Because the stock market is needlessly complicated in comparison to a lottery ticket. Stocks should be simple. I purchase a certain amount of stock at a certain value. If there are y shares available and I purchase x shares, then I should technically own x/y of the company, and I should receive an appropriate cut of the profits in the form of a dividend until I sell my shares. That's pretty straightforward.
But then, somebody figured out that when a 1,000 people each have their money invested into a 1,000 different companies, then when a company fails, the person who owned stock in that company loses everything. Better to spread your eggs out, right? So they created things like mutual funds and index funds. The 1000 different people don't own shares outright. Rather, they own pieces of shares with each other. When 1 company fails, they all take the same hit, but nobody goes bust. But now it's getting complicated.
And then, somebody figured out a way to bet on the behavior of a stock. They can pay insurance premiums and if the stock does what they want, then they win big. But nobody has the kind of money available to pay out those massive insurance claims, so the companies that put out the insurance policies borrow against the futures of the massive indices of stocks that they own. They're betting on a bet. And the rabbit hole only goes deeper. It gets so convoluted and reckless, that it's truly baffling that nobody has been tarred and feathered yet.
And all of this is predicated upon the notion that if you hand your money over to a stranger, then that stranger will do everything in their power to increase that money for you, which makes no sense whatsoever. There's nothing really stopping that stranger from just letting you hang as they abscond with what they managed to fleece out of their investors.

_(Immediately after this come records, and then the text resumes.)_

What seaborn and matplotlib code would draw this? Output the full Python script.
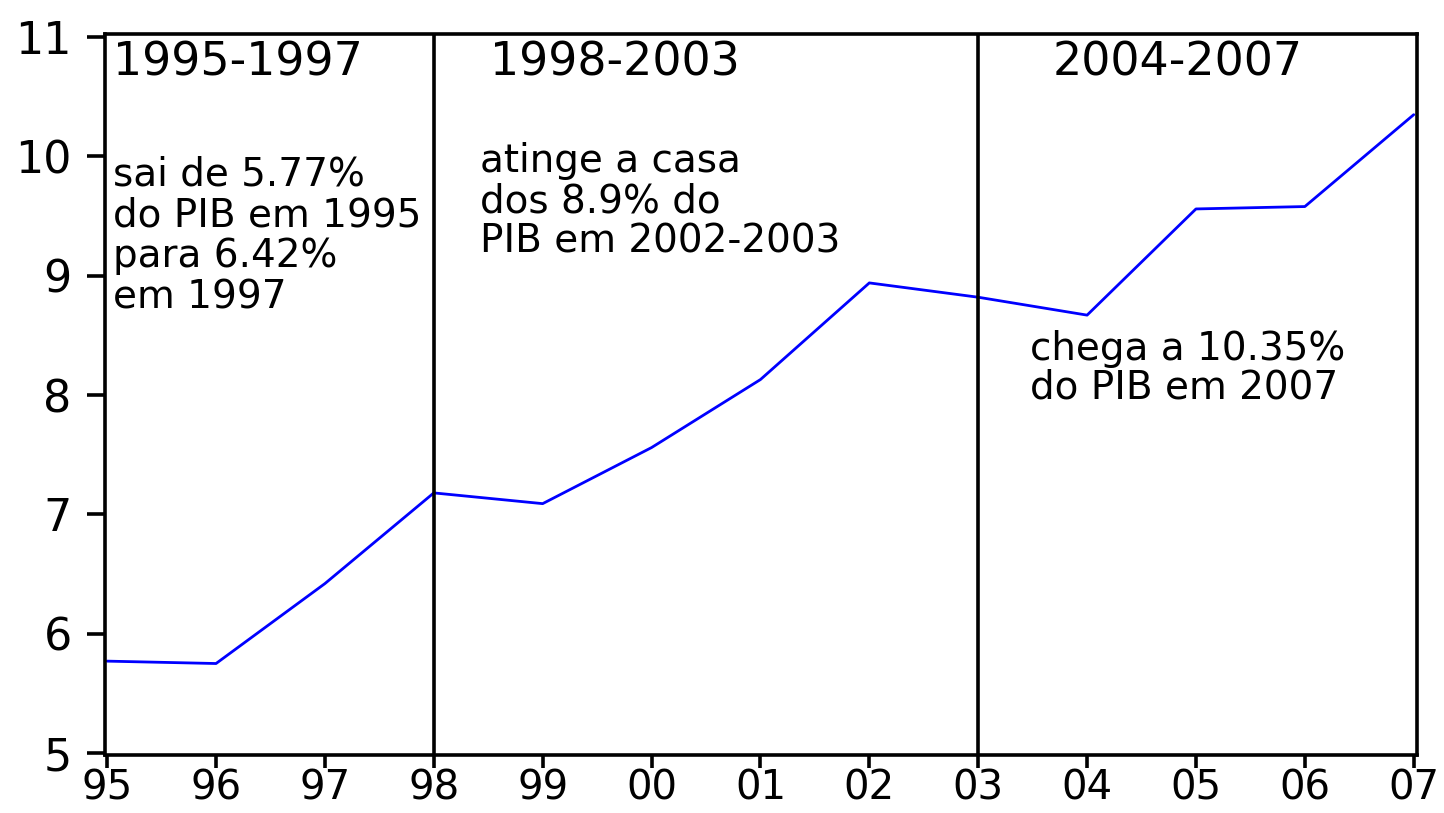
import matplotlib
matplotlib.use("Agg")
import matplotlib.pyplot as plt
import seaborn as sns
import pandas as pd

# ================= DATA =================
YEARS = [1995, 1996, 1997, 1998, 1999, 2000, 2001, 2002, 2003, 2004, 2005, 2006, 2007]
PCT_PIB = [5.77, 5.75, 6.42, 7.18, 7.09, 7.56, 8.13, 8.94, 8.82, 8.67, 9.56, 9.58, 10.35]
X_TICK_LABELS = ["95", "96", "97", "98", "99", "00", "01", "02", "03", "04", "05", "06", "07"]
Y_TICKS = [5, 6, 7, 8, 9, 10, 11]

PERIOD_BREAKS = [1998, 2003]
PERIOD_TITLES = ["1995-1997", "1998-2003", "2004-2007"]
NOTE_1 = ["sai de 5.77%", "do PIB em 1995", "para 6.42%", "em 1997"]
NOTE_2 = ["atinge a casa", "dos 8.9% do", "PIB em 2002-2003"]
NOTE_3 = ["chega a 10.35%", "do PIB em 2007"]
# ========================================

sns.set_style("white")
plt.rcParams["font.family"] = ["DejaVu Sans"]
plt.rcParams["text.color"] = "black"

df = pd.DataFrame({"year": YEARS, "pct": PCT_PIB})

fig = plt.figure(figsize=(14.44, 8.13), dpi=100)
ax = fig.add_axes([0.0727, 0.0713, 0.9086, 0.8867])

sns.lineplot(data=df, x="year", y="pct", ax=ax, color="#0000ff", linewidth=2.0)

for xb in PERIOD_BREAKS:
    ax.axvline(xb, color="black", linewidth=2.6)

ax.set_xlim(1994.98, 2007.03)
ax.set_ylim(4.983, 11.025)
ax.set_xticks(YEARS)
ax.set_xticklabels(X_TICK_LABELS)
ax.set_yticks(Y_TICKS)
ax.set_xlabel("")
ax.set_ylabel("")

for side in ["left", "right", "top", "bottom"]:
    ax.spines[side].set_visible(True)
    ax.spines[side].set_color("black")
    ax.spines[side].set_linewidth(2.6)

ax.tick_params(axis="y", direction="out", length=13, width=2.6,
               pad=11, labelsize=32, left=True, colors="black")
ax.tick_params(axis="x", direction="out", length=9, width=2.6,
               pad=1, labelsize=29, bottom=True, colors="black")

# period titles
title_x = [1996.2, 1999.66, 2004.83]
for tx, title in zip(title_x, PERIOD_TITLES):
    ax.text(tx, 10.68, title, fontsize=33, ha="center", va="baseline")

# annotations, one line at a time
def put_note(lines, x0, y0, step):
    for i, line in enumerate(lines):
        ax.text(x0, y0 - i * step, line, fontsize=28, ha="left", va="baseline")

put_note(NOTE_1, 1995.055, 9.759, 0.344)
put_note(NOTE_2, 1998.42, 9.868, 0.335)
put_note(NOTE_3, 2003.48, 8.293, 0.319)

fig.savefig("out.png", dpi=100)
plt.close(fig)
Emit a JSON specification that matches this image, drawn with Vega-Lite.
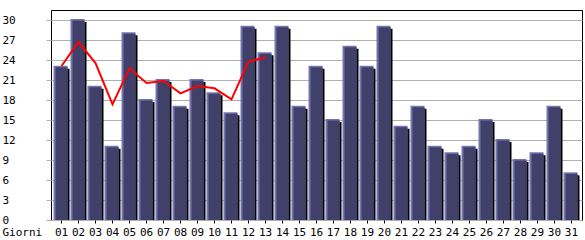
{
  "$schema": "https://vega.github.io/schema/vega-lite/v6.json",
  "width": 531,
  "height": 210,
  "autosize": {"type": "none"},
  "padding": {"left": 51, "top": 10, "right": 3, "bottom": 20},
  "background": "white",
  "config": {
    "view": {"stroke": "black", "strokeWidth": 1},
    "axis": {"labelFont": "DejaVu Sans Mono", "labelFontSize": 11, "labelColor": "black", "titleFont": "DejaVu Sans Mono", "titleFontSize": 11, "titleColor": "black", "titleFontWeight": "normal"}
  },
  "data": {
    "values": [
      {"giorno": "01", "visite": 23, "media": 23.1},
      {"giorno": "02", "visite": 30, "media": 26.7},
      {"giorno": "03", "visite": 20, "media": 23.55},
      {"giorno": "04", "visite": 11, "media": 17.35},
      {"giorno": "05", "visite": 28, "media": 22.75},
      {"giorno": "06", "visite": 18, "media": 20.55},
      {"giorno": "07", "visite": 21, "media": 20.85},
      {"giorno": "08", "visite": 17, "media": 19.0},
      {"giorno": "09", "visite": 21, "media": 20.1},
      {"giorno": "10", "visite": 19, "media": 19.75},
      {"giorno": "11", "visite": 16, "media": 18.1},
      {"giorno": "12", "visite": 29, "media": 23.75},
      {"giorno": "13", "visite": 25, "media": 24.4},
      {"giorno": "14", "visite": 29, "media": null},
      {"giorno": "15", "visite": 17, "media": null},
      {"giorno": "16", "visite": 23, "media": null},
      {"giorno": "17", "visite": 15, "media": null},
      {"giorno": "18", "visite": 26, "media": null},
      {"giorno": "19", "visite": 23, "media": null},
      {"giorno": "20", "visite": 29, "media": null},
      {"giorno": "21", "visite": 14, "media": null},
      {"giorno": "22", "visite": 17, "media": null},
      {"giorno": "23", "visite": 11, "media": null},
      {"giorno": "24", "visite": 10, "media": null},
      {"giorno": "25", "visite": 11, "media": null},
      {"giorno": "26", "visite": 15, "media": null},
      {"giorno": "27", "visite": 12, "media": null},
      {"giorno": "28", "visite": 9, "media": null},
      {"giorno": "29", "visite": 10, "media": null},
      {"giorno": "30", "visite": 17, "media": null},
      {"giorno": "31", "visite": 7, "media": null}
    ]
  },
  "encoding": {
    "x": {
      "field": "giorno",
      "type": "ordinal",
      "scale": {"paddingInner": 0, "paddingOuter": 0.118},
      "axis": {
        "title": "Giorni",
        "titleX": -49,
        "titleY": 6,
        "titleAlign": "left",
        "titleBaseline": "top",
        "titleAnchor": null,
        "labelAngle": 0,
        "labelPadding": 3,
        "labelOverlap": false,
        "tickSize": 3,
        "tickColor": "black",
        "domain": false,
        "grid": false
      }
    }
  },
  "layer": [
    {
      "mark": {"type": "bar", "color": "#000000", "width": 14, "xOffset": 1, "yOffset": 2},
      "encoding": {
        "y": {
          "field": "visite",
          "type": "quantitative",
          "stack": null,
          "scale": {"domain": [0, 31.5], "nice": false, "zero": true},
          "axis": {
            "title": null,
            "values": [0, 3, 6, 9, 12, 15, 18, 21, 24, 27, 30],
            "tickCount": 40,
            "grid": true,
            "gridColor": "#b0b0b0",
            "gridWidth": 1,
            "tickColor": "#b0b0b0",
            "tickSize": 5,
            "domain": false,
            "labelAlign": "left",
            "labelBaseline": "middle",
            "labelPadding": 44,
            "labelOverlap": false
          }
        }
      }
    },
    {
      "mark": {"type": "bar", "color": "#7474b4", "width": 14, "xOffset": -1, "yOffset": -1},
      "encoding": {"y": {"field": "visite", "type": "quantitative", "stack": null}}
    },
    {
      "mark": {"type": "bar", "color": "#404068", "width": 12, "xOffset": 0, "yOffset": 0.5},
      "encoding": {"y": {"field": "visite", "type": "quantitative", "stack": null}}
    },
    {
      "transform": [{"filter": "datum.media != null"}],
      "mark": {"type": "line", "color": "#ff0000", "strokeWidth": 2},
      "encoding": {"y": {"field": "media", "type": "quantitative"}}
    }
  ]
}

Compare that to the lottery. With the lottery, I choose what numbers to play. I choose what scratch-off tickets to buy. I'm told up front what I stand to gain, what I stand to lose, and what my odds of winning are. Nobody is betting on the outcome of a lottery drawing other than the people who purchased their tickets. The Lottery, the casinos, horse racing, sports betting, dog racing, etc... is more honest with the consumer than the stock market. A bookie oftentimes has more honor than a broker. So I'll bet $2 once in a while and I'll let the rich people scrabble for each other's wealth in the stock market. Sure, they'll win much more than I ever will, but I won't be a miserable retch, motivated solely by the idea that money solves everything.